Remember I wrote about Terrifica, the Superheroine of the Singles Bars? I got a note about that....
I am a researcher for a TV show and we desperately want to find Terrifca, the superhero girl, in New York City. We promise not to reveal her identity. We'd like to get her on our show. Do you know how to get a hold of her????? We'd be very grateful!
We also want Fantastico!!!!!
I'm afraid I wasn't much help to them, as all I had to go on was the news article at ABCNEWS.com. If any of you know how to contact Terrifica, send me an e-mail and I'll pass it along.
If you've spent any time at Monkey Spit, you've probably looked at some of the Featured Sites. These used to be called the Site of the Week, back when I had the energy to do a new one every seven days. Anyway, we get mail about those. When we did The Center for Vanished Celebrities, I got a bunch of e-mail telling me where MC Hammer is (doing commercials for a finance company in northern California), what Tina Yothers is up to (singing in a band), and asking what Jan-Michael Vincent is doing now (I have no idea).
When we did the Be A God page, I got an e-mail asking if we were for real. What do you think? Should we really do it?
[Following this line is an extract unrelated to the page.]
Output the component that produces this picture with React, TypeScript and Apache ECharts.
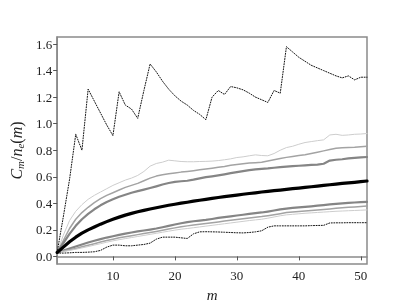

We could print up Certificates of Deity and sell them, but is it wrong? Hey, you can buy Alien Abduction Insurance, why not godhood?
A couple of months after we created Heavenly Links, I received a note informing me that the same idea had just appeared in the Weekly World News. I suppose I should have called my lawyer, except I don't have one.
I got this question in response to our Manatee: Not Just for Breakfast Anymore page:
I was wondering if you could tell me were I could find any manatee meat
I passed that one to Louie; he replied:
In the manatee section of the meat department at your local grocer, of course. It should be near the seafood. If you don't see it, ask someone in the meat department to help you. It's very popular and they frequently run out, but sometimes they have more in the back. Good luck.
Keep those cards and letters coming, folks!